Shoes of Prey
Three lawyers on a beach in Australia in December 2008 had an idea that would disrupt custom manufacturing. Jodi Fox, who had transitioned from litigation to advertising, couldn't find shoes she loved. While traveling, she discovered a service where she could design her own shoes. When the custom shoes arrived, her girlfriends were immediately impressed and asked her to design pairs for them too. Meanwhile, her co-founders Michael Fox (her ex-husband, who moved from law to retail operations at Google) and Mike Knapp (their former groomsman from law school, who had studied law and IT at Google) were convinced that e-commerce was going to explode. When Jodi shared her shoe-customization experience with them, the lightbulb moment arrived: design your shoes online.
The trio launched ShoesOfPrey.com in October 2009, starting as a pure-play online business with minimal capital. Jodi described the early days as sub-$50k in first-year revenue (they started late in October), but the concept proved immediately sticky. What made the platform work was the obsessive focus on the design experience—customers could rotate 3D models of shoes, click on any part, and change materials and colors from a palette. The business model was elegant: every shoe is custom-made to order. They took inspiration-gallery designs from their merchandiser and customers, but never manufactured inventory. Instead, users either started from scratch or tweaked gallery designs to their liking.
By mid-2012, something remarkable happened: customers literally showed up at ShoesOfPrey's headquarters asking to see shoes in person. "Women just started turning up at our headquarters saying, 'Oh, I'm so sorry, I'm just here on holidays and I wanted to see some shoes,'" Jodi recalled. This customer feedback loop revealed the critical insight: they needed physical retail presence. The first store opened in January 2013 and doubled its forecasted revenue in its first 12 months. Rather than a sterile showroom, they created an experience—sculptures built from shoes, every surface made from actual shoe materials, custom fragrance, curated soundtrack. The store went on to win the World Retail Award for best retail experience.
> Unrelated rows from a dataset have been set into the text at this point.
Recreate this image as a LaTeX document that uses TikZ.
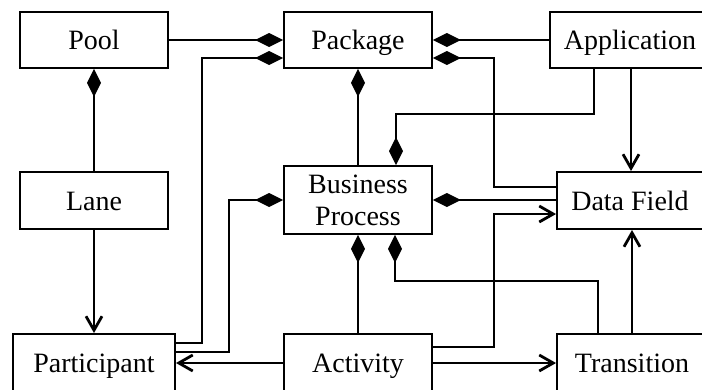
\documentclass[tikz,border=0pt]{standalone}
\usepackage{fontspec}
\setmainfont{Liberation Serif}
\usetikzlibrary{arrows.meta}
\begin{document}
\begin{tikzpicture}[x=1pt,y=-1pt,
  boxbase/.style={draw, line width=1.9pt, inner sep=0pt, font=\fontsize{28}{32}\selectfont},
  box/.style={boxbase, minimum height=56pt, text height=19pt, text depth=0pt},
  comp/.style={line width=1.6pt, {Diamond[length=28pt,width=14pt]}-},
  arr/.style={line width=2.8pt, -{Straight Barb[length=14pt,width=16pt]}}]
\useasboundingbox (0,0) rectangle (702,389);
% nodes
\node[box, minimum width=148pt] (Pool) at (94,40) {Pool};
\node[box, minimum width=148pt] (Package) at (358,40) {Package};
\node[box, minimum width=160pt] (Application) at (630,40) {Application};
\node[box, minimum width=148pt, minimum height=57pt] (Lane) at (94,200.5) {Lane};
\node[boxbase, minimum width=148pt, minimum height=68pt, align=center] (BP) at (358,200) {Business\\Process};
\node[box, minimum width=146pt, minimum height=57pt] (DataField) at (630,200.5) {Data Field};
\node[box, minimum width=162pt, minimum height=58pt] (Participant) at (94,363) {Participant};
\node[box, minimum width=148pt, minimum height=58pt] (Activity) at (358,363) {Activity};
\node[box, minimum width=150pt, minimum height=58pt] (Transition) at (632,363) {Transition};
% connectors
\draw[comp] (Package.west) -- (Pool.east);
\draw[comp] (Package.west |- 0,58) -| (202,343) -- (Participant.east |- 0,343);
\draw[comp] (Pool.south) -- (Lane.north);
\draw[arr] (Lane.south) -- (Participant.north);
\draw[comp] (BP.west) -| (229,352) -- (Participant.east |- 0,352);
\draw[arr] (Activity.west) -- (Participant.east);
\draw[comp] (Package.east) -- (Application.west);
\draw[comp] (Package.east |- 0,58) -| (494,187) -- (DataField.west |- 0,187);
\draw[comp] (Package.south) -- (BP.north);
\draw[comp] (BP.north -| 396,0) |- (594,114) -- (Application.south -| 594,0);
\draw[arr] (Application.south -| 631,0) -- (DataField.north -| 631,0);
\draw[comp] (BP.east) -- (DataField.west |- BP.east);
\draw[arr] (Activity.east |- 0,347) -| (494,214) -- (DataField.west |- 0,214);
\draw[arr] (Activity.east) -- (Transition.west);
\draw[comp] (BP.south -| 395,0) |- (598,281) -- (Transition.north -| 598,0);
\draw[comp] (BP.south) -- (Activity.north);
\draw[arr] (Transition.north -| 632,0) -- (DataField.south -| 632,0);
\end{tikzpicture}
\end{document}
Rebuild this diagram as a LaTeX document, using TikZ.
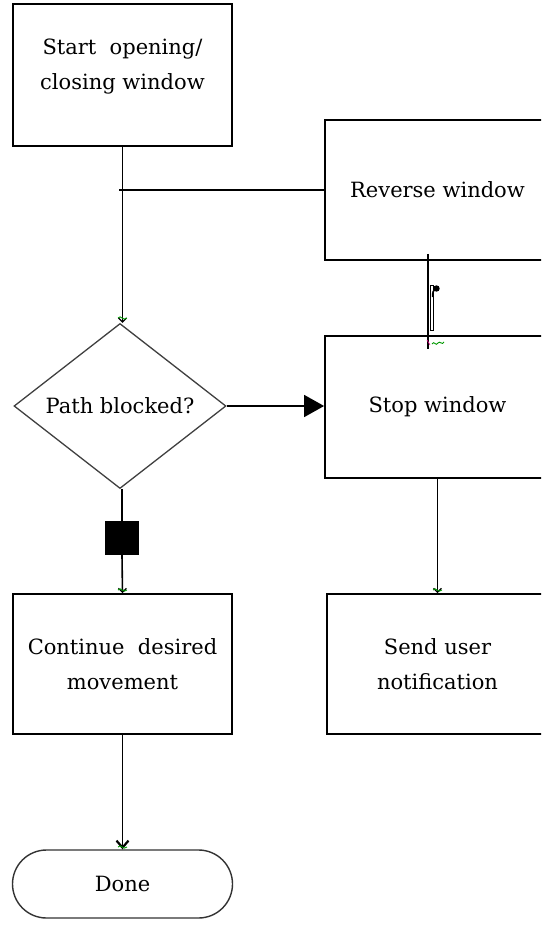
\documentclass[tikz,border=0pt]{standalone}
\usepackage{fontspec}
\setmainfont{DejaVu Serif}
\usetikzlibrary{arrows.meta,shapes.geometric}

\tikzset{
  box/.style={draw, line width=1.8pt, rectangle, align=center,
    font=\fontsize{21}{35}\selectfont, inner sep=0pt},
  boxtext/.style={align=center, font=\fontsize{21}{35}\selectfont, inner sep=0pt},
  decision/.style={draw, line width=1.3pt, diamond, inner sep=0pt,
    font=\fontsize{21}{35}\selectfont, color=black!75, text=black},
  terminal/.style={draw, line width=1.4pt, rectangle, rounded corners=34pt,
    font=\fontsize{21}{35}\selectfont, inner sep=0pt, color=black!80, text=black},
  link/.style={line width=1.6pt},
  smalltip/.style={link, -{Straight Barb[length=4pt,width=8pt,line width=1.2pt]}},
  bigtip/.style={link, -{Triangle[length=20pt,width=22pt]}},
  endtip/.style={link, -{Straight Barb[length=7pt,width=12pt,line width=2.2pt]}},
  pointmark/.style={green!60!black, line width=0.9pt},
}

\begin{document}
\begin{tikzpicture}[x=1pt,y=-1pt]
\useasboundingbox (0,0) rectangle (541,929);
\clip (0,0) rectangle (541,929);
\fill[white] (0,0) rectangle (541,929);

% process boxes
\node[box, minimum width=219pt, minimum height=142pt] (start) at (122.5,75) {};
\node[boxtext] (starttext) at (122.5,67) {Start\ \ opening/\\closing window};
\node[box, minimum width=225pt, minimum height=140pt] (reverse) at (437.5,190)
  {Reverse window};
\node[box, minimum width=225pt, minimum height=142pt] (stop) at (437.5,407)
  {Stop window};
\node[box, minimum width=221pt, minimum height=140pt] (notify) at (437.5,664)
  {Send user\\notification};
\node[box, minimum width=219pt, minimum height=140pt] (continue) at (122.5,664)
  {Continue\ \ desired\\movement};

% decision and terminal
\node[decision, minimum width=212pt, minimum height=158pt] (blocked) at (120,406)
  {Path blocked?};
\node[terminal, minimum width=220pt, minimum height=68pt] (done) at (122.5,884)
  {Done};

% start to decision, with the branch from the reversing step
\coordinate (junction) at (119,190);
\draw[link] (junction) -- (reverse.west |- junction);
\draw[smalltip] (start.south) -- (start.south |- blocked.north);

% decision to stop
\draw[bigtip] (blocked.east) -- (blocked.east -| stop.west);

% decision to continue, through the marker block
\node[fill=black, minimum size=34pt, inner sep=0pt] (flag) at (122,538) {};
\draw[link] (flag.north |- blocked.south) -- (flag.north);
\draw[smalltip] (flag.south) -- (continue.north);

% continue to done
\draw[endtip] (continue.south) -- (done.north);

% stop to notification
\draw[smalltip] (stop.south) -- (notify.north);

% reverse to stop: heavy connector with its hook
\draw[line width=2.8pt] ([xshift=-9.5pt,yshift=7pt]reverse.south)
  -- ([xshift=-9.5pt,yshift=-14pt]stop.north);
\draw[line width=0.8pt, fill=white] (430.5,285) rectangle (433.5,330);
\fill (436.5,288.5) circle (3.2pt);
\draw[line width=1.4pt] (436,289) .. controls (433,290) and (432.5,292) .. (432.5,297);

% connection point marks
\draw[pointmark] (118,318) .. controls (121,314) and (123,322) .. (127,318);
\draw[pointmark] (118,590) .. controls (121,586) and (123,594) .. (127,590);
\draw[pointmark] (433,590) .. controls (436,586) and (438,594) .. (442,590);
\draw[pointmark] (432,344) .. controls (434,340) and (436,347) .. (438,343)
  .. controls (440,340) and (442,346) .. (444,342);
\draw[magenta, line width=0.6pt] (427,340) -- (430,345);
\draw[pointmark] (118,847) .. controls (121,843) and (123,851) .. (127,847);
\end{tikzpicture}
\end{document}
The growth engine was relentless word-of-mouth. By 2016, 75% of traffic came from organic referrals—not paid ads. To amplify this, they included referral cards in shoeboxes offering discounts. Their "52 Shoes" contest (win a pair of shoes for every year of your life) became a viral acquisition tool, capturing thousands of email addresses for pennies, while getting customers engaged in the design process itself. Average order value settled at $220, with cart sizes slightly higher due to product mix ($130 entry price to $400+ for premium designs). What they didn't disclose—COGS, exact margins, valuation—they protected fiercely, citing competitive reasons.
The toughest operational challenge was manufacturing. Standard suppliers refused to make single pairs at scale. So ShoesOfPrey built its own factory in China, where 75% of global women's shoes are manufactured. This required significant capital investment but became a competitive moat—they could guarantee 365-day returns or remakes and maintain the speed of custom production at scale.
By June 2016, ShoesOfPrey had raised $24.6M across multiple rounds, with investors including Greycroft Partners, Costler, and Nordstrom (who also became a retail partner). The team had grown to 220+ employees. Over 6 million shoes had been designed on the platform. They had secured placement in major retailers like David Jones and Nordstrom, expanding beyond pure-play e-commerce. Jodi's vision was bigger than footwear—she wanted to become "the Amazon of design your own," stretching into clothing and homewares. Rather than entertain acquisition offers, she was focused on scaling the manufacturing and retail footprint while maintaining the creative identity that had made the brand iconic.